** Short task **
Please transcribe the data that follows without the pictures, keeping every word the same.

** Data shown **
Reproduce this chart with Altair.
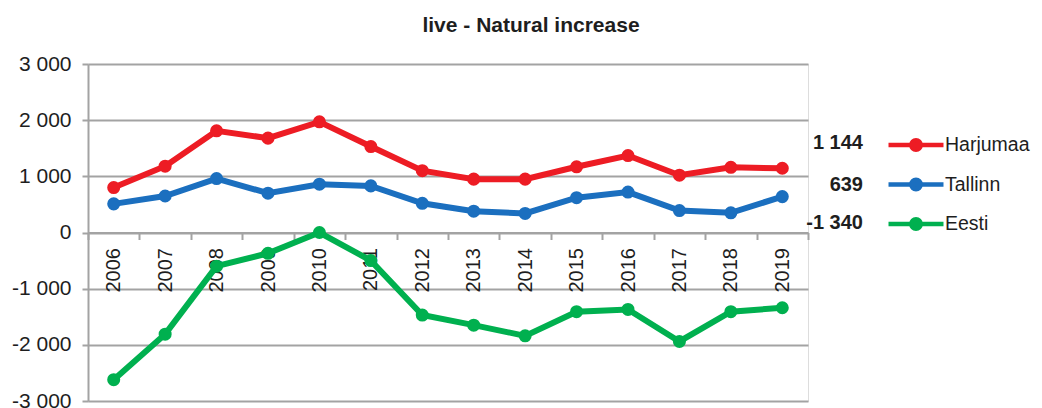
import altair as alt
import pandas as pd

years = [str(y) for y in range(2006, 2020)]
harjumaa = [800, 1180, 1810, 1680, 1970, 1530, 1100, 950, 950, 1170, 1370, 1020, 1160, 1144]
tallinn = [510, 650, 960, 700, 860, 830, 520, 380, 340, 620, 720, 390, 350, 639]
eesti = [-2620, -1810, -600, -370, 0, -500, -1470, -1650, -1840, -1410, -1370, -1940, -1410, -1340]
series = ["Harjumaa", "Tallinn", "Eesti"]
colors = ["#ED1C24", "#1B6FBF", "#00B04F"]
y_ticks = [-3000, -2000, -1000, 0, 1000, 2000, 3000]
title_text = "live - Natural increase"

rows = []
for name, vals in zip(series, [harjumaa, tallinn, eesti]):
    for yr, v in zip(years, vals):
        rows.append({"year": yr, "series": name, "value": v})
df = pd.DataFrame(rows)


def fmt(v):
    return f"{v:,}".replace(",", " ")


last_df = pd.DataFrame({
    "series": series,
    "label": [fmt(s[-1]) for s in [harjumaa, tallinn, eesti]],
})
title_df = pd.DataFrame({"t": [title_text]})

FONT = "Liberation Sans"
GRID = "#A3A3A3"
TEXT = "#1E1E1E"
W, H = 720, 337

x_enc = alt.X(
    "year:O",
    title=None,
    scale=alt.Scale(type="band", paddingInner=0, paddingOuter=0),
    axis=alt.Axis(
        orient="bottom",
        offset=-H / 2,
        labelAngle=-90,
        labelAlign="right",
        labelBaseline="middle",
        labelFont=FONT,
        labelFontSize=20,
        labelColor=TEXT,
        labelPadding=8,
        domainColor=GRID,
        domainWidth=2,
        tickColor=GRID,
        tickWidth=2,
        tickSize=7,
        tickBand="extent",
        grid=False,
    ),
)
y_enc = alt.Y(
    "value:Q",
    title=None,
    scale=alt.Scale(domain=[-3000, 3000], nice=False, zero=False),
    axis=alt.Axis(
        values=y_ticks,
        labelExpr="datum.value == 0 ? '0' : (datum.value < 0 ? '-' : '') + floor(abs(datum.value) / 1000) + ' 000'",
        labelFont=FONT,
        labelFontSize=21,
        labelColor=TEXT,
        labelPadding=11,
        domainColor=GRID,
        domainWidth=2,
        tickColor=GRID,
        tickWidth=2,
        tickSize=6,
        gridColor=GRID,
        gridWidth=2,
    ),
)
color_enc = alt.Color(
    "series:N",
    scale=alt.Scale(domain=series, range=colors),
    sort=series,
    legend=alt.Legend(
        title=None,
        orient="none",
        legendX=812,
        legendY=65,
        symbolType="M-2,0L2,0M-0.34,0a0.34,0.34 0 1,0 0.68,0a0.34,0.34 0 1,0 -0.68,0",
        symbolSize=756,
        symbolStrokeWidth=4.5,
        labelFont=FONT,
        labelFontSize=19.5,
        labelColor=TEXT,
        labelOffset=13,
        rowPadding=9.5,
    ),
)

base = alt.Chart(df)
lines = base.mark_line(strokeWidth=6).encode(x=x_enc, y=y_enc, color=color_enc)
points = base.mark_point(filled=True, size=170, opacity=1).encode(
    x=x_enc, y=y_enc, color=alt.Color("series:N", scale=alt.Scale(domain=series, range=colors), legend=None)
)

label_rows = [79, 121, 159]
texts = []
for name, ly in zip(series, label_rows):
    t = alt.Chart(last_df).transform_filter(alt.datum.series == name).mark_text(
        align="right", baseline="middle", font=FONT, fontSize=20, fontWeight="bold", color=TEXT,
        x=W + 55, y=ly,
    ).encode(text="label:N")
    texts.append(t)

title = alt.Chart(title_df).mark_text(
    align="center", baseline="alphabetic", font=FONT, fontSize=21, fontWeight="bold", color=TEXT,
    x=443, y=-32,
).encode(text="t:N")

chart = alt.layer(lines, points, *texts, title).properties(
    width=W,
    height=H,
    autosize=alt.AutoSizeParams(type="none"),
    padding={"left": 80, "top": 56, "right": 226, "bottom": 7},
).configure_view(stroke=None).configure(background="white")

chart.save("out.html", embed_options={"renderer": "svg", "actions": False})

** Exercise result **
Reproduce this chart with Altair.
import altair as alt
import pandas as pd

years = [str(y) for y in range(2006, 2020)]
harjumaa = [800, 1180, 1810, 1680, 1970, 1530, 1100, 950, 950, 1170, 1370, 1020, 1160, 1144]
tallinn = [510, 650, 960, 700, 860, 830, 520, 380, 340, 620, 720, 390, 350, 639]
eesti = [-2620, -1810, -600, -370, 0, -500, -1470, -1650, -1840, -1410, -1370, -1940, -1410, -1340]
series = ["Harjumaa", "Tallinn", "Eesti"]
colors = ["#ED1C24", "#1B6FBF", "#00B04F"]
y_ticks = [-3000, -2000, -1000, 0, 1000, 2000, 3000]
title_text = "live - Natural increase"

rows = []
for name, vals in zip(series, [harjumaa, tallinn, eesti]):
    for yr, v in zip(years, vals):
        rows.append({"year": yr, "series": name, "value": v})
df = pd.DataFrame(rows)


def fmt(v):
    return f"{v:,}".replace(",", " ")


last_df = pd.DataFrame({
    "series": series,
    "label": [fmt(s[-1]) for s in [harjumaa, tallinn, eesti]],
})
title_df = pd.DataFrame({"t": [title_text]})

FONT = "Liberation Sans"
GRID = "#A3A3A3"
TEXT = "#1E1E1E"
W, H = 720, 337

x_enc = alt.X(
    "year:O",
    title=None,
    scale=alt.Scale(type="band", paddingInner=0, paddingOuter=0),
    axis=alt.Axis(
        orient="bottom",
        offset=-H / 2,
        labelAngle=-90,
        labelAlign="right",
        labelBaseline="middle",
        labelFont=FONT,
        labelFontSize=20,
        labelColor=TEXT,
        labelPadding=8,
        domainColor=GRID,
        domainWidth=2,
        tickColor=GRID,
        tickWidth=2,
        tickSize=7,
        tickBand="extent",
        grid=False,
    ),
)
y_enc = alt.Y(
    "value:Q",
    title=None,
    scale=alt.Scale(domain=[-3000, 3000], nice=False, zero=False),
    axis=alt.Axis(
        values=y_ticks,
        labelExpr="datum.value == 0 ? '0' : (datum.value < 0 ? '-' : '') + floor(abs(datum.value) / 1000) + ' 000'",
        labelFont=FONT,
        labelFontSize=21,
        labelColor=TEXT,
        labelPadding=11,
        domainColor=GRID,
        domainWidth=2,
        tickColor=GRID,
        tickWidth=2,
        tickSize=6,
        gridColor=GRID,
        gridWidth=2,
    ),
)
color_enc = alt.Color(
    "series:N",
    scale=alt.Scale(domain=series, range=colors),
    sort=series,
    legend=alt.Legend(
        title=None,
        orient="none",
        legendX=812,
        legendY=65,
        symbolType="M-2,0L2,0M-0.34,0a0.34,0.34 0 1,0 0.68,0a0.34,0.34 0 1,0 -0.68,0",
        symbolSize=756,
        symbolStrokeWidth=4.5,
        labelFont=FONT,
        labelFontSize=19.5,
        labelColor=TEXT,
        labelOffset=13,
        rowPadding=9.5,
    ),
)

base = alt.Chart(df)
lines = base.mark_line(strokeWidth=6).encode(x=x_enc, y=y_enc, color=color_enc)
points = base.mark_point(filled=True, size=170, opacity=1).encode(
    x=x_enc, y=y_enc, color=alt.Color("series:N", scale=alt.Scale(domain=series, range=colors), legend=None)
)

label_rows = [79, 121, 159]
texts = []
for name, ly in zip(series, label_rows):
    t = alt.Chart(last_df).transform_filter(alt.datum.series == name).mark_text(
        align="right", baseline="middle", font=FONT, fontSize=20, fontWeight="bold", color=TEXT,
        x=W + 55, y=ly,
    ).encode(text="label:N")
    texts.append(t)

title = alt.Chart(title_df).mark_text(
    align="center", baseline="alphabetic", font=FONT, fontSize=21, fontWeight="bold", color=TEXT,
    x=443, y=-32,
).encode(text="t:N")

chart = alt.layer(lines, points, *texts, title).properties(
    width=W,
    height=H,
    autosize=alt.AutoSizeParams(type="none"),
    padding={"left": 80, "top": 56, "right": 226, "bottom": 7},
).configure_view(stroke=None).configure(background="white")

chart.save("out.html", embed_options={"renderer": "svg", "actions": False})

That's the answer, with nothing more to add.